Given data
** start **

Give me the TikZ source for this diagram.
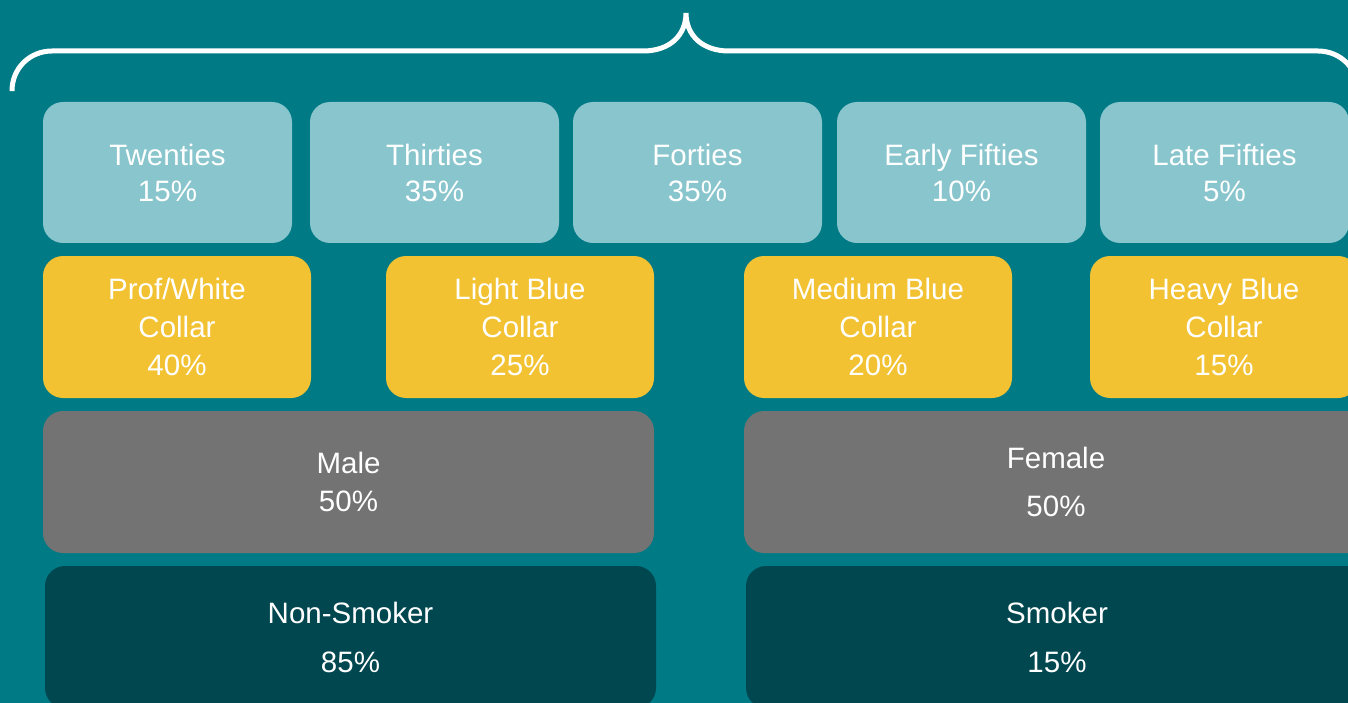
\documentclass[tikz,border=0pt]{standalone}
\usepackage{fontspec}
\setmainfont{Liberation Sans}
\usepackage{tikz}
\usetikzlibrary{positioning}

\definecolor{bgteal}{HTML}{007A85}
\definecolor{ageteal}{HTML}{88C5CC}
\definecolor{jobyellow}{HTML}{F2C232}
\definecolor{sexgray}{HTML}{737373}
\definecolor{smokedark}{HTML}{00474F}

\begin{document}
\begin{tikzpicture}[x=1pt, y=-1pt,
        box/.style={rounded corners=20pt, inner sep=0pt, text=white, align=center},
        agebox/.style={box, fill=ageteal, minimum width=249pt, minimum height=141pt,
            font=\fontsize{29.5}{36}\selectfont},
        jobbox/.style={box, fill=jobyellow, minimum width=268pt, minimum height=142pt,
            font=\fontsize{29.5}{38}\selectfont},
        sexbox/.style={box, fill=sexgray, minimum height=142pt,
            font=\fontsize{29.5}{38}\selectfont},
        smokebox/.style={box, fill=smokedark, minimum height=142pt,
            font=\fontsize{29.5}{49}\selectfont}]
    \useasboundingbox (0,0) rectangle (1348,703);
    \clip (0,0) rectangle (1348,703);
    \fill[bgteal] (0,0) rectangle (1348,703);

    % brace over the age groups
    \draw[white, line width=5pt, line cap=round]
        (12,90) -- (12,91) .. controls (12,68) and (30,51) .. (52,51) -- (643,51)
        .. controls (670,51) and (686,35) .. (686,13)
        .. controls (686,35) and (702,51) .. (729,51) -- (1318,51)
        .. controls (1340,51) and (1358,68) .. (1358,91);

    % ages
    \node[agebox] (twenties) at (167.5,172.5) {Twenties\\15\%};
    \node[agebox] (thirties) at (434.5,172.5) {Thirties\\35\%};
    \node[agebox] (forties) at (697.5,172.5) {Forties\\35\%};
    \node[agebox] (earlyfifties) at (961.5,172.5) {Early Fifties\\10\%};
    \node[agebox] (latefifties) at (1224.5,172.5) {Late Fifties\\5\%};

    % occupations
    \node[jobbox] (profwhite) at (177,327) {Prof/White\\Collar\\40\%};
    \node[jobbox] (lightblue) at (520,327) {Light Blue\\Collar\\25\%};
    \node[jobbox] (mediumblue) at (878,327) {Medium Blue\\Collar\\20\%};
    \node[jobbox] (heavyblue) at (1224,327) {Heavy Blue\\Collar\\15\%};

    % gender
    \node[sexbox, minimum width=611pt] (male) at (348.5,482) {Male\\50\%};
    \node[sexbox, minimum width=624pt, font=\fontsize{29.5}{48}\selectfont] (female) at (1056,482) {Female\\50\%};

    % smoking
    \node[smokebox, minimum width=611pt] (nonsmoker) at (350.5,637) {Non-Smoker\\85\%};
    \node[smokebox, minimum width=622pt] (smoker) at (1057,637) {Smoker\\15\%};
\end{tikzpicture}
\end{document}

** end **

Objective
Extract, word for word, each line from the top of the data down to and including the line with "(1358,68) .. (1358,91);"; skip the pictures.

Expected answer
Give me the TikZ source for this diagram.
\documentclass[tikz,border=0pt]{standalone}
\usepackage{fontspec}
\setmainfont{Liberation Sans}
\usepackage{tikz}
\usetikzlibrary{positioning}

\definecolor{bgteal}{HTML}{007A85}
\definecolor{ageteal}{HTML}{88C5CC}
\definecolor{jobyellow}{HTML}{F2C232}
\definecolor{sexgray}{HTML}{737373}
\definecolor{smokedark}{HTML}{00474F}

\begin{document}
\begin{tikzpicture}[x=1pt, y=-1pt,
        box/.style={rounded corners=20pt, inner sep=0pt, text=white, align=center},
        agebox/.style={box, fill=ageteal, minimum width=249pt, minimum height=141pt,
            font=\fontsize{29.5}{36}\selectfont},
        jobbox/.style={box, fill=jobyellow, minimum width=268pt, minimum height=142pt,
            font=\fontsize{29.5}{38}\selectfont},
        sexbox/.style={box, fill=sexgray, minimum height=142pt,
            font=\fontsize{29.5}{38}\selectfont},
        smokebox/.style={box, fill=smokedark, minimum height=142pt,
            font=\fontsize{29.5}{49}\selectfont}]
    \useasboundingbox (0,0) rectangle (1348,703);
    \clip (0,0) rectangle (1348,703);
    \fill[bgteal] (0,0) rectangle (1348,703);

    % brace over the age groups
    \draw[white, line width=5pt, line cap=round]
        (12,90) -- (12,91) .. controls (12,68) and (30,51) .. (52,51) -- (643,51)
        .. controls (670,51) and (686,35) .. (686,13)
        .. controls (686,35) and (702,51) .. (729,51) -- (1318,51)
        .. controls (1340,51) and (1358,68) .. (1358,91);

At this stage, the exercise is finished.